Use of the name Autopilot continues to create confusion among consumers. A recent study by the Insurance Institute for Highway Safety (IIHS) examined consumer understanding of advanced driver assistance systems, including Tesla’s “Autopilot.” IIHS concluded that “[t]he name ‘Autopilot’ was associated with the highest likelihood that drivers believed a behavior was safe while in operation, for every behavior measured, compared with other system names.” Notably, 48 percent of respondents believed that it was safe to take one’s hands off the steering wheel when using Autopilot, compared to a maximum of 33 percent for any other similar system mentioned.

Consumers of Tesla vehicles have already been killed or injured because they misunderstood the safety and capabilities of Autopilot. There is an abundance of Tesla consumers who brag about their vehicles’ “self-driving” abilities. News and other media outlets describe Autopilot as “self-driving.” These realities prove that Tesla, with assistance from Elon Musk, has successfully deceived consumers into believing that Autopilot is more than an assist system.

The death of a Tesla driver on March 1, 2019 in Delray Beach, Florida was almost identical to the fatality three years earlier Williston, Florida of another Tesla driver. In both instances, an overreliance on features that were deceptively described as an “Autopilot” directly contributed to their deaths.
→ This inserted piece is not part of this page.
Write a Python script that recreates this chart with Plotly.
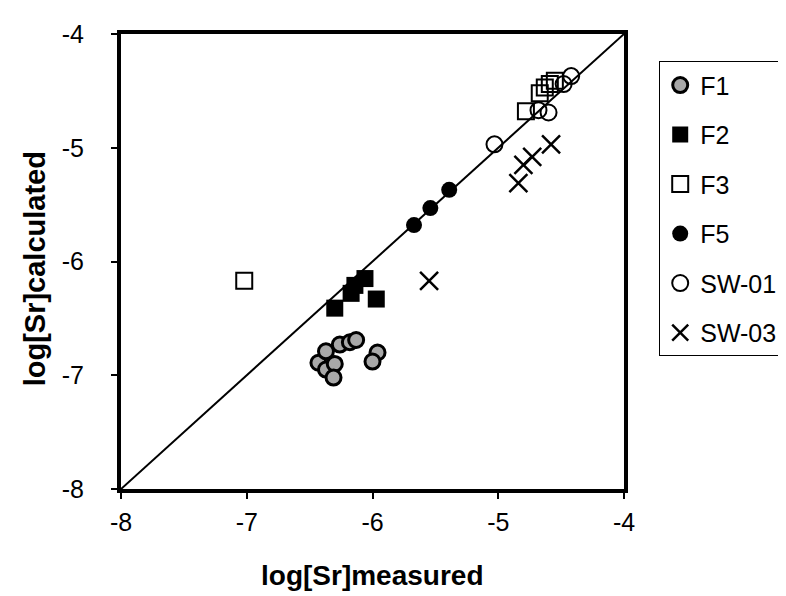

The FTC, DMV, and the Attorney General must open formal investigations into Tesla’s unfair and deceptive practices so that consumers have accurate information, understand the limitations of Autopilot, and operate their vehicle safely and without endangering themselves or other drivers, passengers, or pedestrians on the road. The Center for Auto Safety and Consumer Watchdog urge swift action in order to prevent further tragedies.

In a letter to the California Department of Motor Vehicles—the organizations reported

“As specified in the California Autonomous Vehicle regulations, Vehicle Code Title 13, Division 1, Chapter 1, Article 3.8 §228.28 “Statements About Autonomous Technology” no manufacturer can describe a vehicle as autonomous unless it meets definitions spelled out in Vehicle Code §38750 and §228.02 (b) of Article 3.8.4 Despite Tesla’s and Musk’s misleading statements, the vehicles do not reach this threshold and are not, under California Law, autonomous.”


Since 1970, the Center for Auto Safety has successfully led the fight for lemon laws in every state, airbags in every vehicle, and recall repairs being made at no cost to the consumer. The Center is a membership-driven, advocacy organization headquartered in Washington, DC.

Established in 1985, Consumer Watchdog is a nationally recognized non-partisan, non-profit organization representing the interests of taxpayers and consumers.